Deutsche Bahn is testing white rails on the high-speed line between Hanover and Würzburg. The project is one of several Deutsche Bahn is conducting to address the consequences of climate change. DB expects the results from this trial in a year.
Following the successful tests of the cooling effect of white rails in summer 2019, DB is now white rails in actual passenger operations. To do that, the company has painted a thousand metres of track on the Hanover-Würzburg high-speed line with environmentally friendly paint. This real-world test is to inform DB of the durability and wear of the paint. It will also provide insights into how best to apply the paint over long distances. Substantive results are expected in a year. These will then provide the foundation for a potential expansion of the project on further lines.

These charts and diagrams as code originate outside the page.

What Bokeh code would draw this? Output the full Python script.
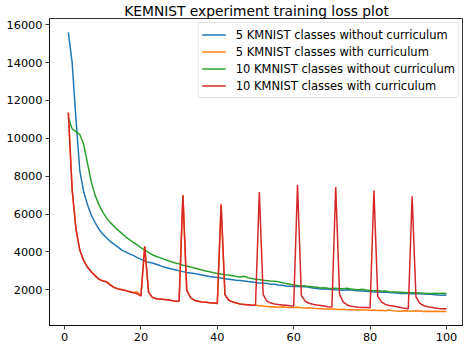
from bokeh.plotting import figure
from bokeh.models import Range1d, FixedTicker
from bokeh.embed import file_html
from bokeh.resources import INLINE

epochs = list(range(1, 101))

blue_5_no_curr = [
    15600, 14000, 11000, 8300, 7200, 6500, 5950, 5550, 5200, 4950,
    4750, 4550, 4400, 4250, 4100, 4000, 3900, 3820, 3700, 3620,
    3520, 3450, 3420, 3350, 3280, 3200, 3150, 3100, 3060, 3000,
    2960, 2920, 2890, 2860, 2820, 2780, 2740, 2700, 2680, 2650,
    2620, 2590, 2560, 2530, 2500, 2490, 2470, 2440, 2410, 2380,
    2360, 2340, 2330, 2300, 2290, 2260, 2240, 2200, 2190, 2180,
    2170, 2160, 2180, 2140, 2100, 2070, 2040, 2050, 2030, 2020,
    2000, 1990, 1980, 2000, 1990, 1960, 1950, 1940, 1930, 1910,
    1890, 1880, 1870, 1880, 1860, 1850, 1830, 1810, 1820, 1800,
    1790, 1800, 1790, 1780, 1770, 1760, 1740, 1720, 1710, 1730,
]

orange_5_curr = [
    11360, 7300, 5200, 4100, 3550, 3200, 2950, 2750, 2560, 2480,
    2430, 2270, 2130, 2060, 2020, 1970, 1910, 1860, 1900, 1690,
    4280, 1880, 1600, 1530, 1510, 1490, 1470, 1430, 1400, 1400,
    7000, 1980, 1580, 1450, 1400, 1360, 1340, 1320, 1300, 1280,
    6500, 1750, 1450, 1360, 1300, 1250, 1230, 1210, 1190, 1180,
    1160, 1140, 1120, 1090, 1100, 1080, 1100, 1080, 1070, 1060,
    1080, 1050, 1040, 1050, 1020, 1010, 1000, 990, 990, 980,
    970, 960, 970, 950, 960, 940, 950, 930, 940, 920,
    930, 910, 920, 900, 930, 900, 880, 870, 900, 880,
    870, 900, 880, 860, 870, 850, 870, 860, 850, 860,
]

green_10_no_curr = [
    11100, 10500, 10350, 10200, 9700, 8700, 7700, 7000, 6500, 6100,
    5800, 5550, 5350, 5150, 4980, 4800, 4650, 4500, 4380, 4230,
    4100, 3980, 3850, 3760, 3700, 3620, 3550, 3480, 3420, 3370,
    3300, 3260, 3200, 3150, 3100, 3050, 2990, 2950, 2900, 2860,
    2830, 2800, 2780, 2740, 2700, 2680, 2720, 2640, 2600, 2560,
    2540, 2500, 2480, 2460, 2450, 2420, 2380, 2330, 2290, 2260,
    2230, 2220, 2200, 2180, 2160, 2130, 2100, 2110, 2080, 2070,
    2080, 2050, 2060, 2080, 2040, 2020, 2000, 2030, 1990, 1970,
    1950, 1960, 1930, 1940, 1900, 1890, 1880, 1870, 1860, 1850,
    1840, 1840, 1830, 1820, 1810, 1800, 1820, 1800, 1820, 1800,
]

red_10_curr = [
    11360, 7300, 5200, 4100, 3550, 3200, 2950, 2750, 2550, 2470,
    2420, 2250, 2120, 2050, 2000, 1960, 1900, 1850, 1790, 1670,
    4300, 1880, 1600, 1530, 1510, 1490, 1470, 1430, 1400, 1400,
    6990, 1980, 1580, 1450, 1400, 1360, 1340, 1320, 1300, 1280,
    6520, 1750, 1450, 1360, 1300, 1250, 1230, 1210, 1190, 1180,
    7170, 1750, 1400, 1300, 1250, 1220, 1200, 1180, 1160, 1150,
    7550, 1700, 1400, 1290, 1240, 1200, 1170, 1140, 1110, 1090,
    7430, 1750, 1350, 1200, 1130, 1100, 1080, 1070, 1060, 1050,
    7250, 1670, 1350, 1230, 1170, 1140, 1100, 1060, 1020, 1000,
    6940, 1630, 1280, 1170, 1110, 1080, 1040, 1010, 1000, 1000,
]

series = [
    ("5 KMNIST classes without curriculum", blue_5_no_curr, "#1f77b4"),
    ("5 KMNIST classes with curriculum", orange_5_curr, "#ff7f0e"),
    ("10 KMNIST classes without curriculum", green_10_no_curr, "#2ca02c"),
    ("10 KMNIST classes with curriculum", red_10_curr, "#d62728"),
]

x_ticks = [0, 20, 40, 60, 80, 100]
y_ticks = [2000, 4000, 6000, 8000, 10000, 12000, 14000, 16000]

FONT = "DejaVu Sans"

p = figure(
    width=463, height=346,
    output_backend="svg", toolbar_location=None,
    title="KEMNIST experiment training loss plot",
    x_range=Range1d(-3.93, 104.45), y_range=Range1d(115, 16330),
    min_border_left=49, min_border_right=0, min_border_top=16, min_border_bottom=21,
)
p.title.align = "center"
p.title.text_font = FONT
p.title.text_font_size = "13.8px"
p.title.text_font_style = "normal"
p.title.text_color = "black"
p.title.standoff = 0

for label, vals, color in series:
    p.line(epochs, vals, line_color=color, line_width=1.5, legend_label=label)

p.xgrid.visible = False
p.ygrid.visible = False
p.outline_line_color = "black"
p.outline_line_width = 0.8

for ax in (p.xaxis[0], p.yaxis[0]):
    ax.axis_line_color = "black"
    ax.axis_line_width = 0.8
    ax.major_tick_line_color = "black"
    ax.major_tick_line_width = 0.8
    ax.major_tick_out = 4
    ax.major_tick_in = 0
    ax.minor_tick_line_color = None
    ax.major_label_text_font = FONT
    ax.major_label_text_font_size = "11.3px"
    ax.major_label_text_color = "black"
    ax.major_label_standoff = 3

p.xaxis.ticker = FixedTicker(ticks=x_ticks)
p.yaxis.ticker = FixedTicker(ticks=y_ticks)

lg = p.legend[0]
lg.location = "top_right"
lg.margin = 4
lg.padding = 3
lg.spacing = 0
lg.glyph_width = 24
lg.glyph_height = 17
lg.label_height = 17
lg.label_standoff = 10
lg.label_text_font = FONT
lg.label_text_font_size = "11.5px"
lg.label_text_color = "black"
lg.border_line_color = "#cccccc"
lg.background_fill_alpha = 0.8

open("out.html", "w").write(file_html(p, INLINE))
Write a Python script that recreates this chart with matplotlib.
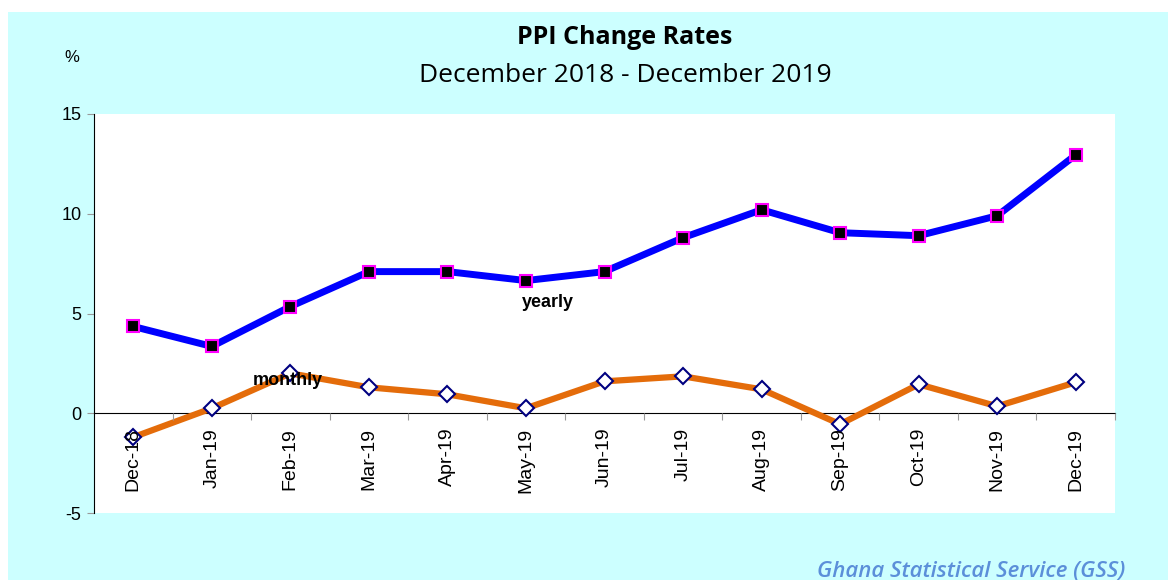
import numpy as np
import matplotlib
matplotlib.use("Agg")
import matplotlib.pyplot as plt
from matplotlib.patches import Rectangle

# data
months = ["Dec-18", "Jan-19", "Feb-19", "Mar-19", "Apr-19", "May-19", "Jun-19",
          "Jul-19", "Aug-19", "Sep-19", "Oct-19", "Nov-19", "Dec-19"]
yearly = [4.35, 3.35, 5.35, 7.1, 7.1, 6.65, 7.1, 8.8, 10.2, 9.05, 8.9, 9.9, 12.95]
monthly = [-1.2, 0.25, 2.0, 1.3, 0.95, 0.25, 1.6, 1.85, 1.2, -0.55, 1.45, 0.35, 1.55]

plt.rcParams["axes.unicode_minus"] = False

W, H = 1168, 580
fig = plt.figure(figsize=(W / 100, H / 100), dpi=100)
fig.patch.set_facecolor("white")

# cyan chart area background
fig.patches.append(Rectangle((8 / W, 0), 1 - 8 / W, 1 - 12 / H, transform=fig.transFigure,
                             facecolor="#CCFFFF", edgecolor="none", zorder=-10))

ax = fig.add_axes([94 / W, 67 / H, 1021 / W, 399 / H])
ax.set_facecolor("white")

x = np.arange(len(months)) + 0.5

ax.plot(x, monthly, color="#E46C0A", lw=4.5, marker="D", markersize=8,
        markerfacecolor="white", markeredgecolor="#000080", markeredgewidth=1.5,
        solid_joinstyle="miter", zorder=3)
ax.plot(x, yearly, color="#0000FF", lw=5, marker="s", markersize=9,
        markerfacecolor="black", markeredgecolor="#FF00FF", markeredgewidth=1.5,
        solid_joinstyle="miter", zorder=4)

ax.set_xlim(0, len(months))
ax.set_ylim(-5, 15)
ax.set_yticks([-5, 0, 5, 10, 15])

# x axis sits on the zero line, its labels drawn over the monthly line
ax.spines["top"].set_visible(False)
ax.spines["right"].set_visible(False)
ax.spines["bottom"].set_position(("data", 0))
ax.spines["bottom"].set_color("black")
ax.spines["left"].set_color("black")
ax.xaxis.set_zorder(3.5)

ax.set_xticks(np.arange(1, len(months) + 1))
ax.set_xticklabels([])
ax.set_xticks(x, minor=True)
ax.set_xticklabels(months, minor=True, rotation=90, fontsize=14,
                   family="Liberation Sans")
ax.tick_params(axis="x", which="major", direction="out", length=5, color="#999999")
ax.tick_params(axis="x", which="minor", length=0, pad=10.5)
ax.tick_params(axis="y", direction="out", length=5, color="#999999", pad=4)
for lab in ax.get_yticklabels():
    lab.set_fontsize(13)
    lab.set_family("Liberation Sans")

ax.text(5.78, 5.55, "yearly", ha="center", va="center", fontsize=13,
        fontweight="bold", family="Liberation Sans", zorder=6)
ax.text(2.47, 1.65, "monthly", ha="center", va="center", fontsize=13,
        fontweight="bold", family="Liberation Sans", zorder=6)

fig.text(625 / W, 1 - 38 / H, "PPI Change Rates", ha="center", va="center",
         fontsize=18, fontweight="bold", family="Open Sans")
fig.text(625 / W, 1 - 75 / H, "December 2018 - December 2019", ha="center", va="center",
         fontsize=19, family="Open Sans")
fig.text(72 / W, 1 - 57 / H, "%", ha="center", va="center", fontsize=12,
         family="Liberation Sans")
fig.text(1125 / W, 1 - 571 / H, "Ghana Statistical Service (GSS)", ha="right", va="center",
         fontsize=16, fontstyle="italic", fontweight="semibold", color="#5B8FD9",
         family="Open Sans")

fig.savefig("out.png", dpi=100, facecolor=fig.get_facecolor())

DB has been investigating the efficacy of white paint on its tracks since last year. As a result of climate change, creating long, hot summers in Germany, this solution is an option for Deutsche Bahn. High temperatures can put the rails and track bed under stress, since steel expands in extreme heat. One experiment has already been under way on a test track in Königsborn since July. The results from that test have been promising: the white rails reflect more light and therefore become much less hot than their conventional counterparts.
The location of the real-world test is the bridge spanning the Pfieffe Valley. The reason DB chose the 61m high, 14m wide reinforced concrete box girder bridge is the high volume of traffic on it. Furthermore, the structure and the rails atop it are exposed to high levels of direct sunlight all year round. The fact that the section is double track is also ideal: to conduct the test, DB painted only one track white. This will allow Deutsche Bahn to make a direct comparison between the white rails and conventional track.
Deutsche Bahn set up a team of experts for the express purpose of preparing the railways for the changing climatic conditions. One example is DB’s extensive vegetation management in order to become more resilient to the climate. Further projects include ones that cool infrastructure, such as aerogel, and insights from bionics.